* **Information provided**:

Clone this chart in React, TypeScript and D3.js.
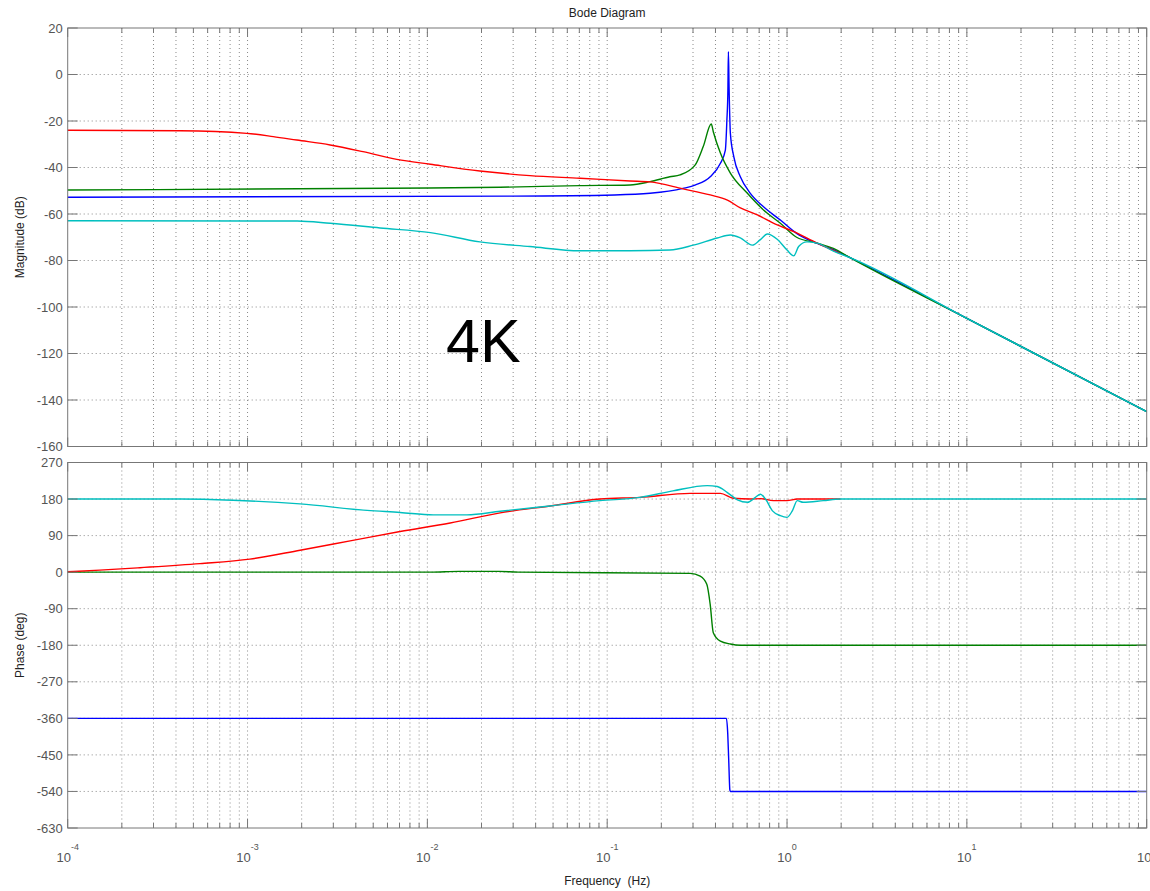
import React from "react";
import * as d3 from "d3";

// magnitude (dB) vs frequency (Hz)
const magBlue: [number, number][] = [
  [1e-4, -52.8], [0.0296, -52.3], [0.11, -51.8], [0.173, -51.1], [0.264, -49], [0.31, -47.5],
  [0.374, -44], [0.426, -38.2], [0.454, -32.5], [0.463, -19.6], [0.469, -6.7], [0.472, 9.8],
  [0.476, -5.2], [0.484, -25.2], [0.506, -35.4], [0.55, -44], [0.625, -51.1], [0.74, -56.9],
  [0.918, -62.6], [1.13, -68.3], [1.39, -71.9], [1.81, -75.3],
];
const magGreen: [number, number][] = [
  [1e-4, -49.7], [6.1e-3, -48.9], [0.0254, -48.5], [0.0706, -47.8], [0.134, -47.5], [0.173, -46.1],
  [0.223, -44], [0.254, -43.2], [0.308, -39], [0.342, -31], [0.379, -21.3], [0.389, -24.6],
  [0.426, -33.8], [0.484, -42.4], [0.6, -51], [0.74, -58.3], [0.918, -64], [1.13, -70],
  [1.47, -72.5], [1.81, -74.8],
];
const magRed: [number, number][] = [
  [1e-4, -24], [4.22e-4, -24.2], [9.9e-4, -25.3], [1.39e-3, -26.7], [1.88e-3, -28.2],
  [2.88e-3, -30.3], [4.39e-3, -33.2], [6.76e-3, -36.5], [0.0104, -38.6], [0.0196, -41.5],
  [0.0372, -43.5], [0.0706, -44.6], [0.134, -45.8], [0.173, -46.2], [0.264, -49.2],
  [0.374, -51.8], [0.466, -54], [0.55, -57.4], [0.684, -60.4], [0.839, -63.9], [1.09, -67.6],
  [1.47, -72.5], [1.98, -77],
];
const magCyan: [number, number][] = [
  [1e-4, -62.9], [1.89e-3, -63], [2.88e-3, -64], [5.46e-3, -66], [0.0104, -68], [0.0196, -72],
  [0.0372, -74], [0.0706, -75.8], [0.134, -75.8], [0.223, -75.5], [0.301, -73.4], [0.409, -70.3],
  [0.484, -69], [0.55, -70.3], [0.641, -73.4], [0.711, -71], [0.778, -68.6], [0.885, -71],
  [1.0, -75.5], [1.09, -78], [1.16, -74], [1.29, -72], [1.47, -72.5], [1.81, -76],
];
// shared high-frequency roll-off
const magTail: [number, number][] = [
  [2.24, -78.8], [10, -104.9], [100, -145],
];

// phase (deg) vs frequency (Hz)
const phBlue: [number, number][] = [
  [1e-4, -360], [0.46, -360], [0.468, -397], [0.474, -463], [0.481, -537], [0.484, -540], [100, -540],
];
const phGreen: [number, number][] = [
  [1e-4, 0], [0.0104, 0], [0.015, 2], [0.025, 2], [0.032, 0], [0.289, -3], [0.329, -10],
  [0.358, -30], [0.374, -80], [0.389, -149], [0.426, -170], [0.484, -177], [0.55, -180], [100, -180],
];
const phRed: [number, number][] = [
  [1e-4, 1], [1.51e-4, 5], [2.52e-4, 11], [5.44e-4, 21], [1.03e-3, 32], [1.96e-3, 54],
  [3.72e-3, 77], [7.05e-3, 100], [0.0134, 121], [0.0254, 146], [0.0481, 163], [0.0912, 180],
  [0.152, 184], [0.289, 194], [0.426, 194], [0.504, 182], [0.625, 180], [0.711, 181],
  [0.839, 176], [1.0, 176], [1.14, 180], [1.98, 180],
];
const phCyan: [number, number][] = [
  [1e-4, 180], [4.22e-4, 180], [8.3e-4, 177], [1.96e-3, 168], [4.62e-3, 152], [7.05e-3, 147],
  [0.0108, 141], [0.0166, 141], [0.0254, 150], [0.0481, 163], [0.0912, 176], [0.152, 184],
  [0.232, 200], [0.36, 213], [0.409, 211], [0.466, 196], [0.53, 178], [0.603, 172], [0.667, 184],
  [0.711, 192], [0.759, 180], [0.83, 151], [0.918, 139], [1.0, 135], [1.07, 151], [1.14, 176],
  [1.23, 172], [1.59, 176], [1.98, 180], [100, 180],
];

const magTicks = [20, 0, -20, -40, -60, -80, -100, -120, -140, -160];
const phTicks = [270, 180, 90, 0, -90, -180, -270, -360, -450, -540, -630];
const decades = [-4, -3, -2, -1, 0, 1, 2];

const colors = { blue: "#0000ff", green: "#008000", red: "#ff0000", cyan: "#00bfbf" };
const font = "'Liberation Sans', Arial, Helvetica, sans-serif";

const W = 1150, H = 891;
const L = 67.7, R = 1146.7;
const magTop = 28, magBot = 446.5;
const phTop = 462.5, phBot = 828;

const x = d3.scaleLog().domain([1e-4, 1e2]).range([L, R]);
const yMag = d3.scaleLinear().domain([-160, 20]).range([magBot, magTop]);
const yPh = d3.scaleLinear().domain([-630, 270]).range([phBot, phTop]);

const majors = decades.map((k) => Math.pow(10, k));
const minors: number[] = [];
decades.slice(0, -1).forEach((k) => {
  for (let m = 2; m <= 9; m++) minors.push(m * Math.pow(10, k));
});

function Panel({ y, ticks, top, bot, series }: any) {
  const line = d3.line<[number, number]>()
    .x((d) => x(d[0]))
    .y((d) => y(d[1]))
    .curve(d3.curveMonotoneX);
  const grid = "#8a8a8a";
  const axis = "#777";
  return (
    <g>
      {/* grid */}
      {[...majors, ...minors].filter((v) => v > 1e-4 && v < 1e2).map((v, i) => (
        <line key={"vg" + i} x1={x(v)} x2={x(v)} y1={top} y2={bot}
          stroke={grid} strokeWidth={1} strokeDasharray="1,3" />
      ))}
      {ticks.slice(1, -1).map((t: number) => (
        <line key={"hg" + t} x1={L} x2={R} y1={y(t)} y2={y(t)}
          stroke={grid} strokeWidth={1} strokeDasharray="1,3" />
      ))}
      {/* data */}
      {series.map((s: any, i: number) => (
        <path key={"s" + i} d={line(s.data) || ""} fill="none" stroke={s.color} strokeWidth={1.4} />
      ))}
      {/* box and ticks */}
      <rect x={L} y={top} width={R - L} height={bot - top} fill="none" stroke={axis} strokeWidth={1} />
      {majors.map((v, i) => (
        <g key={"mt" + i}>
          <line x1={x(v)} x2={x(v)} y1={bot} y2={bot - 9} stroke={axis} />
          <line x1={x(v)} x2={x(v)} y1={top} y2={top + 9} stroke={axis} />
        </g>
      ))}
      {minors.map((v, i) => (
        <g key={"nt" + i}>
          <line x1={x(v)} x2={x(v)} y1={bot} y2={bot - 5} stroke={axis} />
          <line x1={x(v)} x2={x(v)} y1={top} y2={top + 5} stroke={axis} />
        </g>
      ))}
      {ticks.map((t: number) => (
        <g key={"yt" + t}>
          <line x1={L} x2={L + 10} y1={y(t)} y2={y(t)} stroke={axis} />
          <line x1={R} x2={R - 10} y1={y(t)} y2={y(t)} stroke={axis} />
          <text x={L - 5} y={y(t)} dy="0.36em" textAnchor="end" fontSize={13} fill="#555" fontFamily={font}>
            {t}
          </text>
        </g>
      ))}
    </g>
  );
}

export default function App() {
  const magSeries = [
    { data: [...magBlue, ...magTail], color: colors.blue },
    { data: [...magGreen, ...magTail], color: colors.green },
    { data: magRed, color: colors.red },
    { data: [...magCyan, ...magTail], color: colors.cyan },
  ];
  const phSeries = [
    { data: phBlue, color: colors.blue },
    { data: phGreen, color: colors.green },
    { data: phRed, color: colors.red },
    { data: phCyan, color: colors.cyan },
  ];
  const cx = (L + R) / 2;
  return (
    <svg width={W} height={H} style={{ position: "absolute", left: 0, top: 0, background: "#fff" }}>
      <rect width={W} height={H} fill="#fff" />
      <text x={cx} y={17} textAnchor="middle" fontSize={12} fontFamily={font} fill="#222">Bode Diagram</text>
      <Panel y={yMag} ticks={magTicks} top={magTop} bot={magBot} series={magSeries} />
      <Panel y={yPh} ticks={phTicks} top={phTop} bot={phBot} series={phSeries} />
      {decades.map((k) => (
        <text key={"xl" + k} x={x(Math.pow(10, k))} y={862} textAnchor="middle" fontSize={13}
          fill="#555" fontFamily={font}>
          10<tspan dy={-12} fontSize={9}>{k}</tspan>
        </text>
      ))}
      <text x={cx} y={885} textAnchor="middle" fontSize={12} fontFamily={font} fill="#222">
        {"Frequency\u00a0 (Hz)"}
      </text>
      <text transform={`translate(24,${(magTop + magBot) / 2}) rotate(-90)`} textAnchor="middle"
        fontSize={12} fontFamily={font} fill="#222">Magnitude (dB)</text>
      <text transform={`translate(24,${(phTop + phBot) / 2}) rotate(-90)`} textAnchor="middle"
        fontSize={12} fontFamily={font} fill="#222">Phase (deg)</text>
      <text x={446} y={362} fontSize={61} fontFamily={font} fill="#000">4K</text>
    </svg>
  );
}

* **Task goal**:
With all pictures left out, please transcribe exactly the lines from the start of the material through the line with "import * as".

* **Result**:
Clone this chart in React, TypeScript and D3.js.
import React from "react";
import * as d3 from "d3";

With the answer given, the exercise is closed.